In the depths of the Depression, following the Wall Street crash of October 1929, only twenty-eight out of the eighty-six legitimate theatres on Broadway were still open, but Eugene O’Neill’s
Mourning Becomes Electra
had sold out even its top-of-the-range six-dollar seats. O’Neill had been confirmed as “the great US playwright, the man with whom true American theatre really begins,” long before
Mourning
, which premiered on October 26, 1931.
24
Curiously, however, it was not until the other end of the decade, by which time O’Neill had turned fifty, that his two great masterpieces,
The Iceman Cometh
and
Long Day’s Journey into Night
, were written. The intervening years have become known as “the Silence.” We shall see how wrong this epithet is.

More than for most artists, certain biographical details are crucial to understanding his work. He had lost his faith in the summer of 1903 when he suddenly refused to go to mass with his father, and insisted on transferring from a Catholic school to a secular one.
25
Thereafter he always felt there was a “spiritual vacancy” in his life and, as an adult, spoke of himself as a “Black Irishman,” one of the fallen, with a black soul.

When he was not yet fourteen, he found out that his own birth had precipitated a morphine addiction in his mother. He also discovered that his parents blamed their first son, Jamie, for infecting their second son, Edmund, with measles, from which he had died at the age of eighteen months. When, in 1902, Ella O’Neill ran out of morphine, she attempted suicide; this set off in Eugene, then in adolescence, a period of binge drinking and self-destructive behavior; he also began to hang around theatres (his father was an actor). After an unsuccessful marriage he attempted suicide himself, overdosing in a flophouse in 1911, after which he saw several psychiatrists; a year later his TB was diagnosed. In 1921, his father died tragically from cancer, his mother’s death following in 1922; his brother Jamie died twelve months after that from a stroke, which followed an alcoholic psychosis—he was forty-five.
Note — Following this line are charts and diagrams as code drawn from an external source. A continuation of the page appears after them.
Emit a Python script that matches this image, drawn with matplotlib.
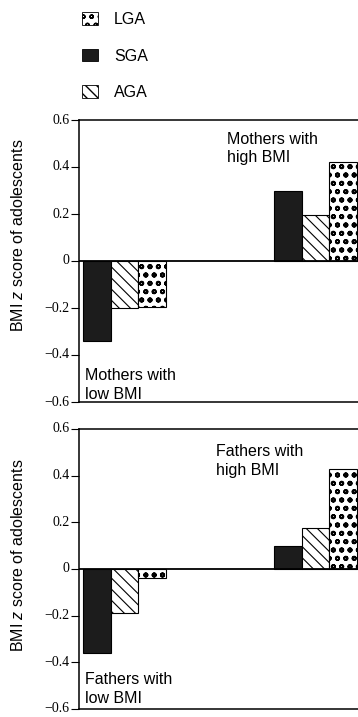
import numpy as np
import matplotlib
matplotlib.use('Agg')
import matplotlib.pyplot as plt
from matplotlib.patches import Patch

plt.rcParams['font.family'] = ['Liberation Sans', 'DejaVu Sans']
plt.rcParams['mathtext.fontset'] = 'custom'
plt.rcParams['mathtext.it'] = 'Liberation Sans:italic'
plt.rcParams['mathtext.rm'] = 'Liberation Sans'

# data
groups = ['low BMI', 'high BMI']
series = ['SGA', 'AGA', 'LGA']
mothers_sga = [-0.34, 0.30]
mothers_aga = [-0.20, 0.195]
mothers_lga = [-0.195, 0.42]
fathers_sga = [-0.36, 0.10]
fathers_aga = [-0.19, 0.175]
fathers_lga = [-0.037, 0.43]
yticks = [-0.6, -0.4, -0.2, 0, 0.2, 0.4, 0.6]
ytick_labels = ['\u22120.6', '\u22120.4', '\u22120.2', '0', '0.2', '0.4', '0.6']

styles = {
    'SGA': dict(facecolor='#1c1c1c', hatch=None, hlw=0.8),
    'AGA': dict(facecolor='white', hatch='\\\\\\', hlw=0.8),
    'LGA': dict(facecolor='white', hatch='oo', hlw=1.3),
}

fig = plt.figure(figsize=(3.58, 7.17), dpi=100)
ax1 = fig.add_axes([79/358, 1-402/717, 279/358, 282/717])
ax2 = fig.add_axes([79/358, 1-709/717, 279/358, 280/717])

w = 0.145
x = np.arange(len(groups))


def draw(ax, sga, aga, lga, lab_low, low_y, lab_high, high_pos, ylab_y):
    for i, (name, vals) in enumerate(zip(series, [sga, aga, lga])):
        st = styles[name]
        with plt.rc_context({'hatch.linewidth': st['hlw']}):
            ax.bar(x + (i - 1) * w, vals, w, facecolor=st['facecolor'],
                   hatch=st['hatch'], edgecolor='black', linewidth=0.8)
    ax.axhline(0, color='black', lw=1.3)
    ax.set_xlim(-0.238, 1.2225)
    ax.set_ylim(-0.6, 0.6)
    ax.set_yticks(yticks)
    ax.set_yticklabels(ytick_labels, family='Liberation Serif', fontsize=10)
    for t in ax.get_yticklabels():
        t.set_verticalalignment('center')
    ax.set_xticks([])
    ax.tick_params(axis='y', direction='out', length=6, width=0.8, pad=1)
    ax.spines['right'].set_visible(False)
    for s in ['left', 'top', 'bottom']:
        ax.spines[s].set_linewidth(1.1)
    ax.text(0.02, low_y, lab_low, transform=ax.transAxes, fontsize=11.5,
            ha='left', va='bottom', linespacing=1.3)
    ax.text(high_pos[0], high_pos[1], lab_high, transform=ax.transAxes,
            fontsize=11.5, ha='left', va='top', linespacing=1.3)
    ax.text(-0.22, ylab_y, 'BMI $z$ score of adolescents', transform=ax.transAxes,
            rotation=90, ha='center', va='center', fontsize=11.5)


draw(ax1, mothers_sga, mothers_aga, mothers_lga,
     'Mothers with\nlow BMI', 0.0, 'Mothers with\nhigh BMI', (0.53, 0.958), 0.59)
draw(ax2, fathers_sga, fathers_aga, fathers_lga,
     'Fathers with\nlow BMI', 0.012, 'Fathers with\nhigh BMI', (0.49, 0.945), 0.55)

handles = []
for n in ['LGA', 'SGA', 'AGA']:
    with plt.rc_context({'hatch.linewidth': styles[n]['hlw']}):
        handles.append(Patch(facecolor=styles[n]['facecolor'], hatch=styles[n]['hatch'],
                             edgecolor='black', linewidth=0.6))
fig.legend(handles, ['LGA', 'SGA', 'AGA'], loc='upper left',
           bbox_to_anchor=(82/358, 1-12/717), frameon=False, fontsize=11.5,
           handlelength=1.0, handleheight=0.8, handletextpad=1.0,
           labelspacing=1.35, borderpad=0, borderaxespad=0)

fig.savefig('out.png', dpi=100)
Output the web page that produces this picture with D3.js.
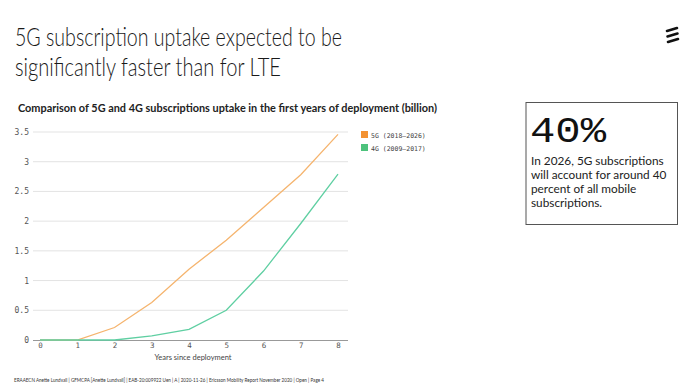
<!DOCTYPE html>
<html>
<head>
<meta charset="utf-8">
<script src="https://cdn.jsdelivr.net/npm/d3@7"></script>
<style>
  body { margin: 0; background: #fff; }
  svg { display: block; }
</style>
</head>
<body>
<div id="slide"></div>
<script>
// Data
const years = [0, 1, 2, 3, 4, 5, 6, 7, 8];
const values5G = [0, 0, 0.21, 0.63, 1.19, 1.68, 2.23, 2.78, 3.46];
const values4G = [0, 0, 0, 0.07, 0.18, 0.5, 1.16, 1.96, 2.79];
const yTicks = [0, 0.5, 1, 1.5, 2, 2.5, 3, 3.5];
const seriesNames = ['5G (2018\u20132026)', '4G (2009\u20132017)'];
const lineColors = ['#F5B46E', '#5FCFA2'];
const legendColors = ['#F39232', '#4DC27C'];

const svg = d3.select('#slide')
    .append('svg')
    .attr('width', 700)
    .attr('height', 391);

// Slide title
const title = svg.append('text')
    .attr('x', 15)
    .attr('font-family', 'Lato, sans-serif')
    .attr('font-weight', 300)
    .attr('font-size', 25)
    .attr('fill', '#1a1a1a');
title.append('tspan').attr('x', 15).attr('y', 46)
    .attr('textLength', 327).attr('lengthAdjust', 'spacingAndGlyphs')
    .text('5G subscription uptake expected to be');
title.append('tspan').attr('x', 15).attr('y', 75.5)
    .attr('textLength', 266).attr('lengthAdjust', 'spacingAndGlyphs')
    .text('significantly faster than for LTE');

// Ericsson logo (three slanted bars)
[0, 1, 2].forEach(i => {
    svg.append('path')
        .attr('d', `M${667 + i * 0.5},${31 + i * 5.5} L${677 + i * 0.5},${28 + i * 5.5}`)
        .attr('stroke', '#111')
        .attr('stroke-width', 2.6)
        .attr('stroke-linecap', 'round');
});

// Chart title
svg.append('text')
    .attr('x', 18)
    .attr('y', 112)
    .attr('font-family', 'Lato, sans-serif')
    .attr('font-weight', 700)
    .attr('font-size', 10.5)
    .attr('fill', '#222')
    .attr('textLength', 419).attr('lengthAdjust', 'spacingAndGlyphs')
    .text('Comparison of 5G and 4G subscriptions uptake in the first years of deployment (billion)');

// Scales
const xScale = d3.scaleLinear().domain([0, 8]).range([40, 338]);
const yScale = d3.scaleLinear().domain([0, 3.5]).range([340, 132]);

// Gridlines
svg.append('g')
    .selectAll('line')
    .data(yTicks.filter(d => d > 0))
    .join('line')
    .attr('x1', 33).attr('x2', 348)
    .attr('y1', d => yScale(d)).attr('y2', d => yScale(d))
    .attr('stroke', '#e3e3e3')
    .attr('stroke-width', 1);

// Y axis labels
const yAxis = d3.axisLeft(yScale).tickValues(yTicks).tickSize(0).tickPadding(0)
    .tickFormat(d => d);
svg.append('g')
    .attr('transform', 'translate(29, 0)')
    .call(yAxis)
    .call(g => g.select('.domain').remove())
    .call(g => g.selectAll('text')
        .attr('font-family', 'DejaVu Sans Mono, monospace')
        .attr('font-size', 8)
        .attr('fill', '#555'));

// X axis
const xAxis = d3.axisBottom(xScale).tickValues(years).tickSize(0).tickPadding(3);
svg.append('g')
    .attr('transform', `translate(0, ${yScale(0)})`)
    .call(xAxis)
    .call(g => g.select('.domain')
        .attr('d', 'M33,0.5H348')
        .attr('stroke', '#999'))
    .call(g => g.selectAll('text')
        .attr('font-family', 'DejaVu Sans Mono, monospace')
        .attr('font-size', 7.5)
        .attr('fill', '#555'));

svg.append('text')
    .attr('x', 193)
    .attr('y', 359.5)
    .attr('text-anchor', 'middle')
    .attr('font-family', 'Lato, sans-serif')
    .attr('font-size', 7.5)
    .attr('fill', '#444')
    .text('Years since deployment');

// Lines
const line = d3.line()
    .x((d, i) => xScale(years[i]))
    .y(d => yScale(d));

[values5G, values4G].forEach((vals, k) => {
    svg.append('path')
        .datum(vals)
        .attr('fill', 'none')
        .attr('stroke', lineColors[k])
        .attr('stroke-width', 1.3)
        .attr('d', line);
});

// Legend
seriesNames.forEach((name, i) => {
    svg.append('rect')
        .attr('x', 361).attr('y', 131 + i * 13)
        .attr('width', 7).attr('height', 7)
        .attr('fill', legendColors[i]);
    svg.append('text')
        .attr('x', 371).attr('y', 137.5 + i * 13)
        .attr('font-family', 'DejaVu Sans Mono, monospace')
        .attr('font-size', 6.5)
        .attr('fill', '#444')
        .text(name);
});

// Callout box
svg.append('rect')
    .attr('x', 526).attr('y', 102.5)
    .attr('width', 151.5).attr('height', 122)
    .attr('fill', 'none')
    .attr('stroke', '#555')
    .attr('stroke-width', 1);

svg.append('text')
    .attr('x', 530)
    .attr('y', 142)
    .attr('font-family', 'Liberation Mono, monospace')
    .attr('font-size', 36)
    .attr('fill', '#111')
    .attr('textLength', 76).attr('lengthAdjust', 'spacingAndGlyphs')
    .text('40%');

const calloutLines = ['In 2026, 5G subscriptions', 'will account for around 40', 'percent of all mobile', 'subscriptions.'];
svg.append('g')
    .selectAll('text')
    .data(calloutLines)
    .join('text')
    .attr('x', 531)
    .attr('y', (d, i) => 164.5 + i * 14.3)
    .attr('font-family', 'Lato, sans-serif')
    .attr('font-size', 11.8)
    .attr('fill', '#222')
    .text(d => d);

// Footer
svg.append('text')
    .attr('x', 14)
    .attr('y', 382)
    .attr('font-family', 'Lato, sans-serif')
    .attr('font-size', 5.6)
    .attr('fill', '#333')
    .attr('textLength', 310).attr('lengthAdjust', 'spacingAndGlyphs')
    .text('ERAAECN Anette Lundvall  |  GFMCPA [Anette Lundvall]  |  EAB-20:009922 Uen  |  A  |  2020-11-26  |  Ericsson Mobility Report November 2020  |  Open  |  Page 4');
</script>
</body>
</html>
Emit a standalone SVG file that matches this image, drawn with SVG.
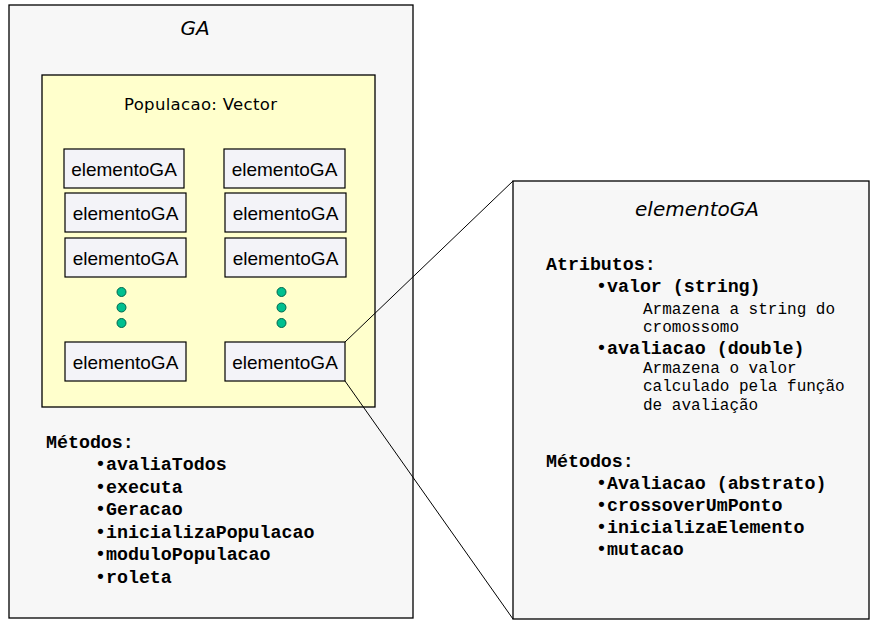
<svg xmlns="http://www.w3.org/2000/svg" width="876" height="629" viewBox="0 0 876 629">
<style>
.frame{fill:#f7f7f7;stroke:#000;stroke-width:1.3}
.pop{fill:#ffffcc;stroke:#000;stroke-width:1.3}
.el{fill:#f3f3f8;stroke:#000;stroke-width:1.2}
.elt{font-family:"Liberation Sans",Arial,sans-serif;font-size:19px;fill:#000;text-anchor:middle}
.title{font-family:"DejaVu Sans",sans-serif;font-style:italic;font-size:20px;fill:#000;text-anchor:middle}
.sub{font-family:"DejaVu Sans",sans-serif;font-size:16.5px;fill:#000}
.mono{font-family:"Liberation Mono","Courier New",monospace;font-weight:bold;font-size:18.3px;fill:#000}
.small{font-family:"Liberation Mono","Courier New",monospace;font-size:16px;fill:#000}
.dot{fill:#00c08f;stroke:#00664c;stroke-width:1}
.conn{stroke:#000;stroke-width:1;fill:none}
</style>
<g id="GA">
<rect class="frame" x="9" y="5" width="404" height="613"/>
<text class="title" x="195" y="35">GA</text>
<g id="Populacao">
<rect class="pop" x="42" y="75" width="333" height="332"/>
<text class="sub" x="124" y="110" textLength="153">Populacao: Vector</text>
</g>
<g id="el1"><rect class="el" x="64" y="149" width="120" height="39"/><text class="elt" x="124" y="176">elementoGA</text></g>
<g id="el2"><rect class="el" x="65" y="193" width="121" height="39"/><text class="elt" x="125.5" y="220">elementoGA</text></g>
<g id="el3"><rect class="el" x="65" y="238" width="121" height="39"/><text class="elt" x="125.5" y="265">elementoGA</text></g>
<g id="el4"><rect class="el" x="65" y="342" width="121" height="39"/><text class="elt" x="125.5" y="369">elementoGA</text></g>
<g id="el5"><rect class="el" x="224" y="149" width="121" height="39"/><text class="elt" x="284.5" y="176">elementoGA</text></g>
<g id="el6"><rect class="el" x="225" y="193" width="121" height="39"/><text class="elt" x="285.5" y="220">elementoGA</text></g>
<g id="el7"><rect class="el" x="225" y="238" width="121" height="39"/><text class="elt" x="285.5" y="265">elementoGA</text></g>
<g id="el8"><rect class="el" x="225" y="342" width="120" height="39"/><text class="elt" x="285" y="369">elementoGA</text></g>
<g id="dots">
<circle class="dot" cx="121.5" cy="292" r="4.5"/>
<circle class="dot" cx="121.5" cy="307.5" r="4.5"/>
<circle class="dot" cx="121.5" cy="323" r="4.5"/>
<circle class="dot" cx="281.5" cy="292" r="4.5"/>
<circle class="dot" cx="281.5" cy="307.5" r="4.5"/>
<circle class="dot" cx="281.5" cy="323" r="4.5"/>
</g>
<text class="mono" x="46" y="448">Métodos:</text>
<text class="mono" x="95" y="470">•avaliaTodos</text>
<text class="mono" x="95" y="493">•executa</text>
<text class="mono" x="95" y="515">•Geracao</text>
<text class="mono" x="95" y="538">•inicializaPopulacao</text>
<text class="mono" x="95" y="560">•moduloPopulacao</text>
<text class="mono" x="95" y="583">•roleta</text>
</g>
<g id="elementoGA-detail">
<rect class="frame" x="513" y="181" width="356" height="438"/>
<text class="title" x="697" y="216">elementoGA</text>
<text class="mono" x="546" y="270">Atributos:</text>
<text class="mono" x="596" y="292">•valor (string)</text>
<text class="small" x="643" y="314">Armazena a string do</text>
<text class="small" x="643" y="332">cromossomo</text>
<text class="mono" x="596" y="354">•avaliacao (double)</text>
<text class="small" x="643" y="373">Armazena o valor</text>
<text class="small" x="643" y="391">calculado pela função</text>
<text class="small" x="643" y="410">de avaliação</text>
<text class="mono" x="546" y="467">Métodos:</text>
<text class="mono" x="596" y="489">•Avaliacao (abstrato)</text>
<text class="mono" x="596" y="511">•crossoverUmPonto</text>
<text class="mono" x="596" y="533">•inicializaElemento</text>
<text class="mono" x="596" y="555">•mutacao</text>
</g>
<g id="connectors">
<line class="conn" x1="345" y1="342" x2="513" y2="181"/>
<line class="conn" x1="345" y1="381" x2="513" y2="619"/>
</g>
</svg>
O’Neill had intended to study science at Princeton, but in college he was greatly influenced by his discovery of Nietzsche (his “literary idol,” as he put it), and adopted an approach to life that his biographer calls “scientific mysticism.” He was eventually removed from the course because he attended so few classes. He began writing in 1912, as a journalist, but before long turned to plays. Autobiography apart, his dramatic philosophy may be inferred from his verdict on the United States: America, “instead of being the most successful country in the world, is the greatest failure. It’s the greatest failure because it was given everything, more than any other country . . . its main idea is that everlasting game of trying to possess your own soul by the possession of something outside it.”